OptionalInputTensors assembleDeepstack(
Tensor const &tokenIds,
OptionalInputTensors const &features,
PipelineIO &io,
cudaStream_t stream
)#

Assemble deepstack features at image placeholder positions.

For each feature in features, calls kernel::assembleDeepstackEmbedding and writes into the corresponding slot in io.deepstackEmbeds.

Parameters:
  • tokenIds – GPU tensor of token IDs [batchSize, seqLen].

  • features – Vector of deepstack feature tensors from the vision runner.

  • io – Pipeline I/O – deepstackEmbeds[i] is written.

  • stream – CUDA stream for execution.

Returns:

Vector of const references suitable for engine binding.

void prepareDeepstack(
Tensor const &tokenIds,
OptionalInputTensors const &features,
PipelineIO &io,
cudaStream_t stream
)#

Prepare deepstack slots for the current step.

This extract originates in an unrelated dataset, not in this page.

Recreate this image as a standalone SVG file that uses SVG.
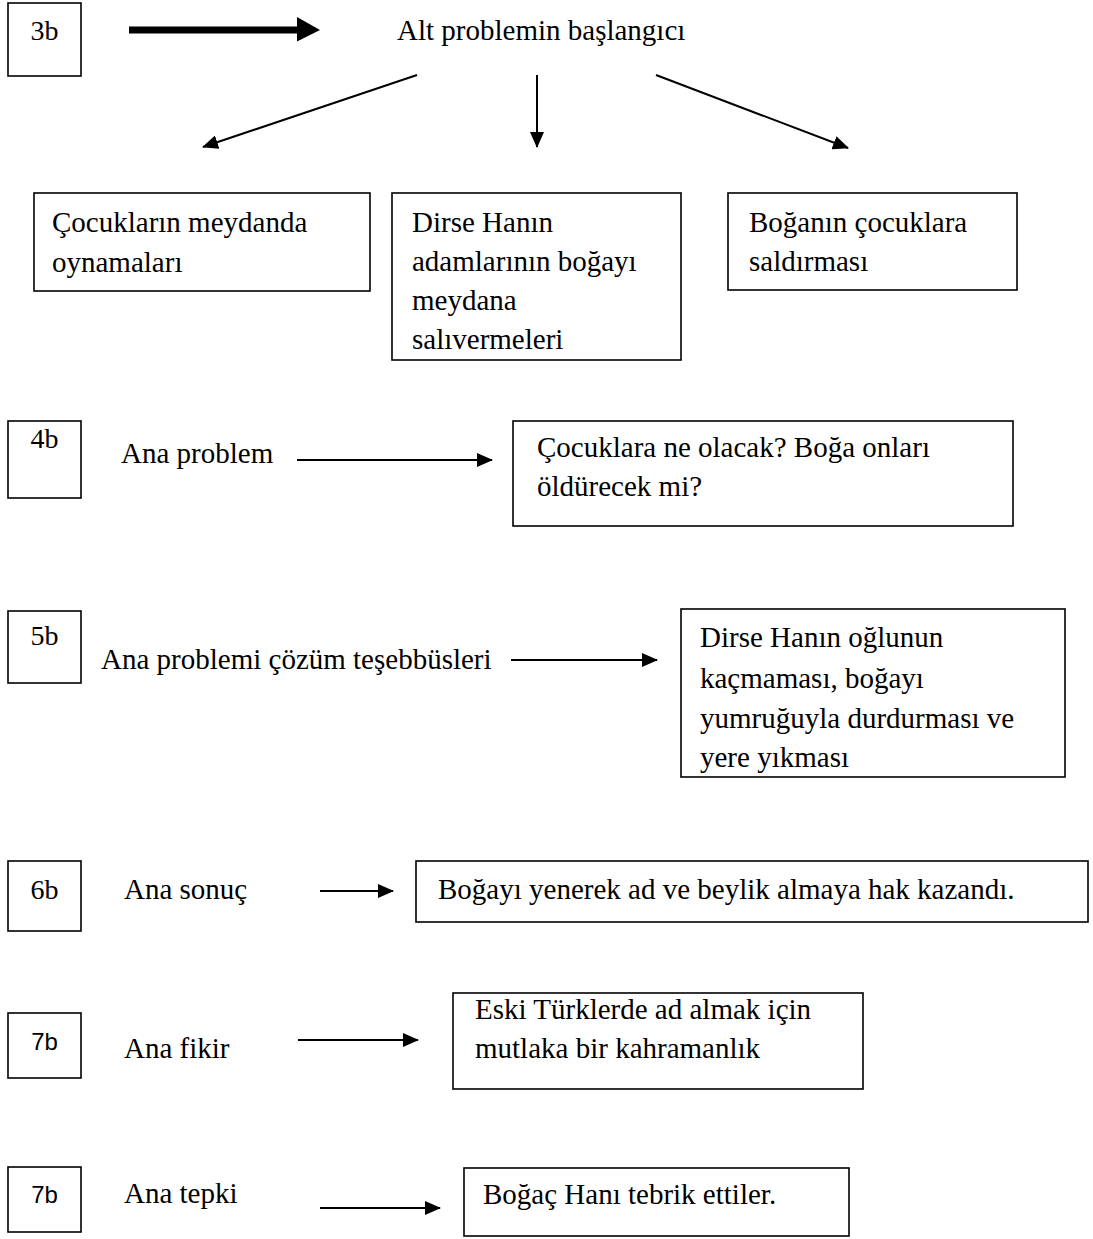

Encapsulates the “config has deepstack, features present or missing?” policy so the runtime does not need to gate on numDeepstackFeatures:

  • no-op when mConfig.numDeepstackFeatures == 0 (non-VLM engine);

  • assembles real features via assembleDeepstack when features is non-empty;

  • zero-fills io.deepstackEmbeds[idx] otherwise (text-only request on a VLM engine so the engine reads known-zero bytes).

Parameters:
  • tokenIds – GPU tensor of token IDs [batchSize, seqLen].

  • features – Vector of deepstack feature tensors from the vision runner (may be empty).

  • io – Pipeline I/O – io.deepstackEmbeds[idx] is written or zeroed.

  • stream – CUDA stream for execution.